» **Goal**
Reproduce the lines below exactly, from the one containing "Reproduce this chart with matplotlib." through the one containing "fig = plt.figure(figsize=(W", both included. Leave out any pictures.

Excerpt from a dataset
────────────────

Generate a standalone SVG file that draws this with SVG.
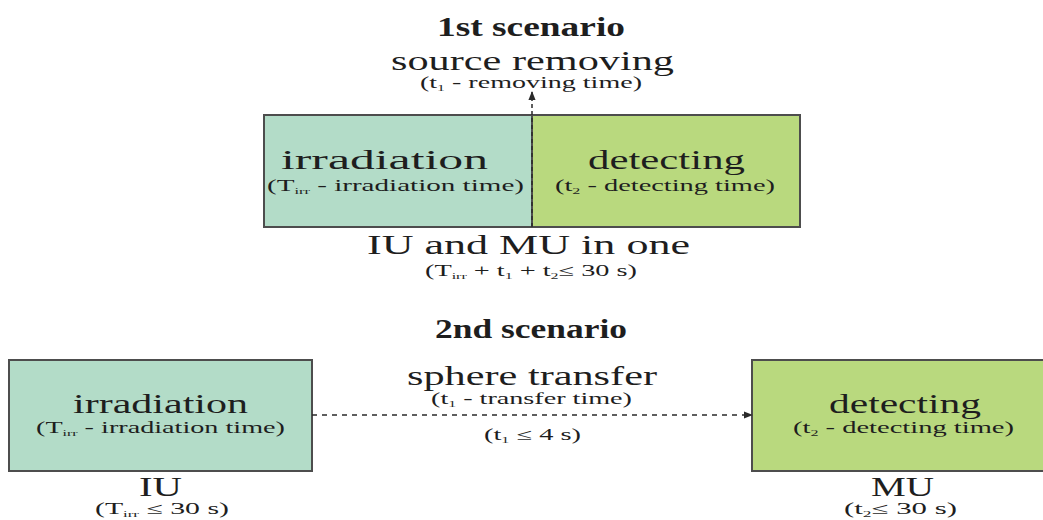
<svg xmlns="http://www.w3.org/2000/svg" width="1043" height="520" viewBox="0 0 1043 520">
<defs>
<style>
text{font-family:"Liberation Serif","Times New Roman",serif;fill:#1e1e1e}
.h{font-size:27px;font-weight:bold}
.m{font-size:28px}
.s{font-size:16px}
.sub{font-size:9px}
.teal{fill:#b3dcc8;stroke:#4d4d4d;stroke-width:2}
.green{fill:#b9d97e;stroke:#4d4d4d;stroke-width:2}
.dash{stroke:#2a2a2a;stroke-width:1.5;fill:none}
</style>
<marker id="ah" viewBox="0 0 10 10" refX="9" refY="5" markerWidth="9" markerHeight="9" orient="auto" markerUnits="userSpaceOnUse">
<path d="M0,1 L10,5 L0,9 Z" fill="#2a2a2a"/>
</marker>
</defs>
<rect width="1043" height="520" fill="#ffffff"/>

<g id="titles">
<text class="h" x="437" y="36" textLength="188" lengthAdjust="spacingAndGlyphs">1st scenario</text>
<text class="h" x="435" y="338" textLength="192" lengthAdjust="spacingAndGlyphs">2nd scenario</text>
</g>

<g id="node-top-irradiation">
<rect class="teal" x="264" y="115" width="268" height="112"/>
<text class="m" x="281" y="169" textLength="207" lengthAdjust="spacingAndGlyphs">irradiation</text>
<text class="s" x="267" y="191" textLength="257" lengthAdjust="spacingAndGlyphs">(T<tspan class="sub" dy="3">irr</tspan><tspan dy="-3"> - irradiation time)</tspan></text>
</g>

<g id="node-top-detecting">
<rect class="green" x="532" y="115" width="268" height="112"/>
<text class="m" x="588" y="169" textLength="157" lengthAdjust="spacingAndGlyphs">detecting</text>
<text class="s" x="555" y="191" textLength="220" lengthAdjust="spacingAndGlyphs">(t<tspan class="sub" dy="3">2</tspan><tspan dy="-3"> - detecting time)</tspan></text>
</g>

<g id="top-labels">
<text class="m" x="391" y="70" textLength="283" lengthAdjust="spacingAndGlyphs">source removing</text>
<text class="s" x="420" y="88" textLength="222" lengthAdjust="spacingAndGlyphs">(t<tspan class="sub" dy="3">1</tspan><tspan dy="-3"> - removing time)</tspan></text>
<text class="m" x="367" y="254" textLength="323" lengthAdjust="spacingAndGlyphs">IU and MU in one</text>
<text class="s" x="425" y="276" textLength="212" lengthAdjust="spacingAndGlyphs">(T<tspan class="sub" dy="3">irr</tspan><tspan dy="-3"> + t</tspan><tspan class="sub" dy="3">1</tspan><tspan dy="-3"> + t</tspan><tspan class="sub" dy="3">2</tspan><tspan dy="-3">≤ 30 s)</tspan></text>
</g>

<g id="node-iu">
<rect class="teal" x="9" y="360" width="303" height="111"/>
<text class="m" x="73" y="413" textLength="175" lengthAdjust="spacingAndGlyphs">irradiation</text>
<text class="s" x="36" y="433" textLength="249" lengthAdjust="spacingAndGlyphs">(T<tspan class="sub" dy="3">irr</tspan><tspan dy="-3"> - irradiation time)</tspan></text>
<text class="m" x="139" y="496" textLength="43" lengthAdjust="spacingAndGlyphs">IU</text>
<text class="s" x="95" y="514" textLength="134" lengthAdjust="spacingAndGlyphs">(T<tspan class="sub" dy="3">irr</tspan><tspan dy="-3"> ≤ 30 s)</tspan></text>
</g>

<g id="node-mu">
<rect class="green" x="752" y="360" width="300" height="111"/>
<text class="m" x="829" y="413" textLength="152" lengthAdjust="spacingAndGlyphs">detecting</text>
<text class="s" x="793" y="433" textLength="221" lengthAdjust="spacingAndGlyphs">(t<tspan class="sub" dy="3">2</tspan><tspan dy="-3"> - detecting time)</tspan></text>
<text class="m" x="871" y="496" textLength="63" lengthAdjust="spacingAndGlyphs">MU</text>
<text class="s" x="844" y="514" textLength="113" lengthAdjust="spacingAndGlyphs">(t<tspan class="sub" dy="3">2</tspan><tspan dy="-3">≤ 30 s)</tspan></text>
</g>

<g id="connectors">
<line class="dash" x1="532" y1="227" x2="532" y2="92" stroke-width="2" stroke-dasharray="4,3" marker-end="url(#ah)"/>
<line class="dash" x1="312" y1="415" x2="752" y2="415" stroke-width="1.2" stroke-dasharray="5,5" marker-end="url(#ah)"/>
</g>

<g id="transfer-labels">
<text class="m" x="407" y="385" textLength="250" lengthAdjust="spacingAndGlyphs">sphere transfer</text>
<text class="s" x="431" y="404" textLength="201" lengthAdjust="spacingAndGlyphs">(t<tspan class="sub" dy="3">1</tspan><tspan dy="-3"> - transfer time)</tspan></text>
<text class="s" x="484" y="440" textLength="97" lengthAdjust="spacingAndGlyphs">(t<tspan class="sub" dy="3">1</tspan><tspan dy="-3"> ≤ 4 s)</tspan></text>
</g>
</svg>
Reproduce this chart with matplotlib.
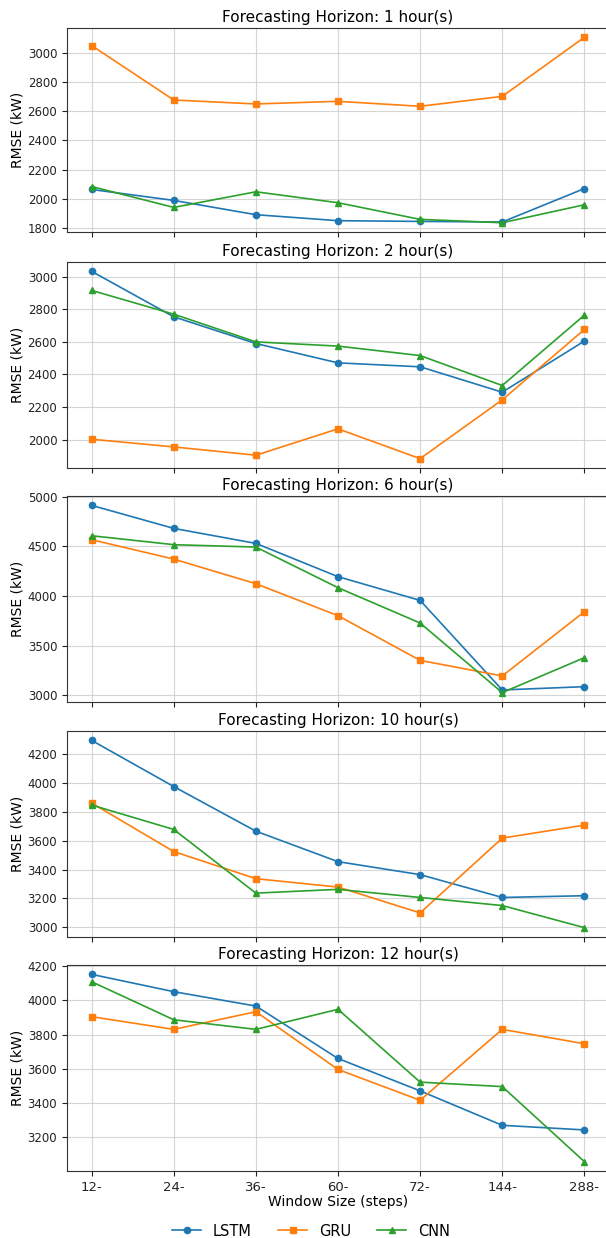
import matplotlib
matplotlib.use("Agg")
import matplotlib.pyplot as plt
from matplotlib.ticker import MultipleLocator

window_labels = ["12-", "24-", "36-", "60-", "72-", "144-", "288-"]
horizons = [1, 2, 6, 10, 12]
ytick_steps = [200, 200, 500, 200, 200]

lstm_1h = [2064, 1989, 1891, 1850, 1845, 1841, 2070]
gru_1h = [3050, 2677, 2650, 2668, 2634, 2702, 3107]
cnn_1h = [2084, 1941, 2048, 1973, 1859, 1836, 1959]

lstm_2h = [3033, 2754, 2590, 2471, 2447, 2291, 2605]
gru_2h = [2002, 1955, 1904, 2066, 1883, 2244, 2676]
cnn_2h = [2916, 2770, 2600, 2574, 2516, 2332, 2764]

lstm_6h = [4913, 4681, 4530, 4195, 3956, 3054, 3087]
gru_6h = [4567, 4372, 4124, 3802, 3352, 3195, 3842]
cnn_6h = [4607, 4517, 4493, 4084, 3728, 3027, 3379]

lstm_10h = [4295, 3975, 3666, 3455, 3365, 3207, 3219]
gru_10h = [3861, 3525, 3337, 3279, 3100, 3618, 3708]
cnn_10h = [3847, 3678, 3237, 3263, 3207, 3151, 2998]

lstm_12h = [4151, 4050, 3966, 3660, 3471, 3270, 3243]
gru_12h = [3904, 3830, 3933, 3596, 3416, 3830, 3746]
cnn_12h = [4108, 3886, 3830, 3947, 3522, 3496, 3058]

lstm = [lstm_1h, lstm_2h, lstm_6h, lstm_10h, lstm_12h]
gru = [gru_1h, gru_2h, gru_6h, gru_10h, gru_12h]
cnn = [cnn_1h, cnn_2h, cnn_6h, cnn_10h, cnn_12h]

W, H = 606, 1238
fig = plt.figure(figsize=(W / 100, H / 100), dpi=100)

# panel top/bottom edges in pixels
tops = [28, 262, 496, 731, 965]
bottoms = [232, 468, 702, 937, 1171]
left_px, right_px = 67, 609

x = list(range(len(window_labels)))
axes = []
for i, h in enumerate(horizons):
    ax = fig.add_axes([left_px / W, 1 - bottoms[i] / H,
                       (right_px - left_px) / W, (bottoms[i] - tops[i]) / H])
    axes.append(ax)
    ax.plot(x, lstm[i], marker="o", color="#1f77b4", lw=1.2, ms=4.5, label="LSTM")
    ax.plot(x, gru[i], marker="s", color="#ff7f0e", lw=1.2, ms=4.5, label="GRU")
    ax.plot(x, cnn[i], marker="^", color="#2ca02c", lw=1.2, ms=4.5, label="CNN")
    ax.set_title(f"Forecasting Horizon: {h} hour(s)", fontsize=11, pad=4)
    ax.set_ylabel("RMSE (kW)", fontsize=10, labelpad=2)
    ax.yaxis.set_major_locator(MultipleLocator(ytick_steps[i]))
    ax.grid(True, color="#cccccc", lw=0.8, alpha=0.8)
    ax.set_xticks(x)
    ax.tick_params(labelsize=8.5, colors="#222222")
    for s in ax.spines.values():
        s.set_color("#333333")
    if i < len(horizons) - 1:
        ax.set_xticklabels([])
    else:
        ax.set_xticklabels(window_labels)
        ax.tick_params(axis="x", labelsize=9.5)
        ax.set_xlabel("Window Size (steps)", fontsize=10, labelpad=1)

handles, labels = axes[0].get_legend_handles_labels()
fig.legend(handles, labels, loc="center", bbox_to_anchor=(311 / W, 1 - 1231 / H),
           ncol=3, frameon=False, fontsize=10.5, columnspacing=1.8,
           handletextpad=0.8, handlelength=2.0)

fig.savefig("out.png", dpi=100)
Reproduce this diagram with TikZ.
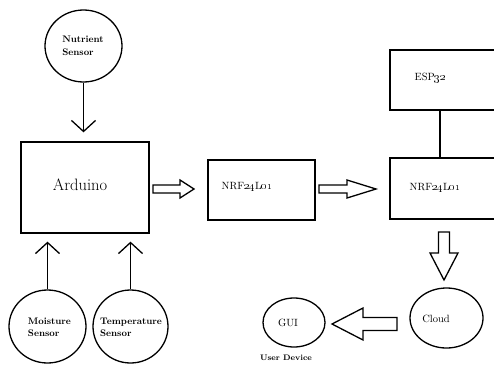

────────────────

» **Full response**
Reproduce this chart with matplotlib.
import matplotlib
matplotlib.use("Agg")
import matplotlib.pyplot as plt
from matplotlib.ticker import MultipleLocator

window_labels = ["12-", "24-", "36-", "60-", "72-", "144-", "288-"]
horizons = [1, 2, 6, 10, 12]
ytick_steps = [200, 200, 500, 200, 200]

lstm_1h = [2064, 1989, 1891, 1850, 1845, 1841, 2070]
gru_1h = [3050, 2677, 2650, 2668, 2634, 2702, 3107]
cnn_1h = [2084, 1941, 2048, 1973, 1859, 1836, 1959]

lstm_2h = [3033, 2754, 2590, 2471, 2447, 2291, 2605]
gru_2h = [2002, 1955, 1904, 2066, 1883, 2244, 2676]
cnn_2h = [2916, 2770, 2600, 2574, 2516, 2332, 2764]

lstm_6h = [4913, 4681, 4530, 4195, 3956, 3054, 3087]
gru_6h = [4567, 4372, 4124, 3802, 3352, 3195, 3842]
cnn_6h = [4607, 4517, 4493, 4084, 3728, 3027, 3379]

lstm_10h = [4295, 3975, 3666, 3455, 3365, 3207, 3219]
gru_10h = [3861, 3525, 3337, 3279, 3100, 3618, 3708]
cnn_10h = [3847, 3678, 3237, 3263, 3207, 3151, 2998]

lstm_12h = [4151, 4050, 3966, 3660, 3471, 3270, 3243]
gru_12h = [3904, 3830, 3933, 3596, 3416, 3830, 3746]
cnn_12h = [4108, 3886, 3830, 3947, 3522, 3496, 3058]

lstm = [lstm_1h, lstm_2h, lstm_6h, lstm_10h, lstm_12h]
gru = [gru_1h, gru_2h, gru_6h, gru_10h, gru_12h]
cnn = [cnn_1h, cnn_2h, cnn_6h, cnn_10h, cnn_12h]

W, H = 606, 1238
fig = plt.figure(figsize=(W / 100, H / 100), dpi=100)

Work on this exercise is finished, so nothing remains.